Christchurch City Council ratepayers face an overall rate increase of 2.39 per cent for the coming year.

This figure was released in the Council’s draft annual plan today and the chairman of the Council’s Strategy and Resources Committee, Cr. David Close, said that the figure was slightly lower than the 2.47 per cent predicted in last year’s plan.

“As a result of the funding policy, which allocates costs to different rating sectors, the residential rate increase is marginally higher at 2.56 per cent. For the median residential property ($142,000) the increase is 37 cents a week, he said. For a residential property at the upper end of the market ($400,000) the increase is $1.02 a week.

“The commercial-industrial rate increase is lower at 0.17 per cent. Rural ratepayers face an increase of 11.7 per cent,” he said.

Cr. Close hoped that rural ratepayers would remember they had a rate decrease last year.

He said the draft annual plan departed from the provisional decision of the Council to allocate $75 million to the debt repayment reserve.
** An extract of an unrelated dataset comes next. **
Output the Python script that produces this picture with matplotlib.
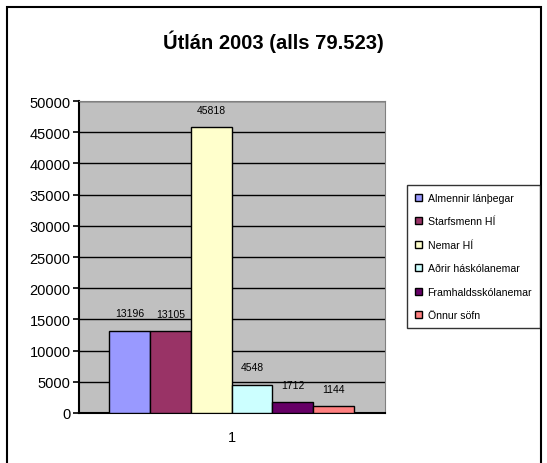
import matplotlib
matplotlib.use('Agg')
import matplotlib.pyplot as plt
from matplotlib.patches import Rectangle

title = 'Útlán 2003 (alls 79.523)'
series_names = ['Almennir lánþegar', 'Starfsmenn HÍ', 'Nemar HÍ',
                'Aðrir háskólanemar', 'Framhaldsskólanemar', 'Önnur söfn']
values = [13196, 13105, 45818, 4548, 1712, 1144]
colors = ['#9999FF', '#993366', '#FFFFCC', '#CCFFFF', '#660066', '#FF8080']
category = '1'
yticks = [0, 5000, 10000, 15000, 20000, 25000, 30000, 35000, 40000, 45000, 50000]

plt.rcParams['font.family'] = ['Liberation Sans', 'DejaVu Sans']

W, H = 547, 464
fig = plt.figure(figsize=(W / 100, H / 100), dpi=100)

# outer chart border
fig.patches.append(Rectangle((7 / W, -0.05), 534 / W, 1.05 - 8 / H,
                             transform=fig.transFigure, fill=False,
                             edgecolor='black', linewidth=1.5))

ax = fig.add_axes([79 / W, 1 - 414 / H, (385 - 79) / W, (414 - 102) / H])
ax.set_facecolor('#C0C0C0')

positions = list(range(len(values)))
bars = ax.bar(positions, values, width=1.0, color=colors,
              edgecolor='black', linewidth=1.0, zorder=3)

for p, v in zip(positions, values):
    ax.annotate(str(v), (p, v), xytext=(0, 12.5), textcoords='offset points',
                ha='center', va='center', fontsize=7.5)

ax.set_xlim(-1.24, 6.26)
ax.set_ylim(0, 50000)
ax.set_yticks(yticks)
ax.set_yticklabels([str(t) for t in yticks], fontsize=10.5)
ax.yaxis.grid(True, color='black', linewidth=1.0, zorder=0)
ax.set_axisbelow(True)
ax.set_xticks([2.5])
ax.set_xticklabels([category], fontsize=10.5)
ax.tick_params(axis='x', length=0, pad=12)
ax.tick_params(axis='y', direction='out', length=4, width=1.2, pad=2)

ax.spines['left'].set_linewidth(1.5)
ax.spines['bottom'].set_linewidth(1.5)
ax.spines['top'].set_color('#808080')
ax.spines['right'].set_color('#808080')

fig.text(0.5, 1 - 42 / H, title, ha='center', va='center',
         fontsize=14.5, fontweight='bold')

leg = fig.legend(handles=list(bars), labels=series_names,
                 loc='upper left', bbox_to_anchor=(407 / W, 1 - 186 / H),
                 fontsize=7.6, frameon=True, fancybox=False, edgecolor='black',
                 handlelength=0.7, handleheight=0.7, handletextpad=0.5,
                 labelspacing=1.28, borderpad=0.75, borderaxespad=0)
leg.get_frame().set_linewidth(1.0)

fig.savefig('out.png', dpi=100)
Allocating the larger sum ($100) to the debt repayment reserve gave ratepayers a more immediate benefit, he said.

“It can, in effect, pay for the capital costs of both the art gallery and the wastewater treatment upgrade,” he said.

The Council’s financial strength was consolidated by the creation of an endowment fund with initial capital of $75 million, he said.

“Given the return of capital funds from Orion and the savings made from the efficiency review, some ratepayers will ask, quite understandably, why there need be any rate increase at all in the next few years.

“There are several reasons. The first is that inflation…was at 4.1 per cent in the December 2000 quarter…The second reason for rate increases in coming years is that the major capital projects (art gallery, new landfill, wastewater plant, libraries, pools, bus interchange) will increase annual operating expenditure by several millions dollars a year,” he said.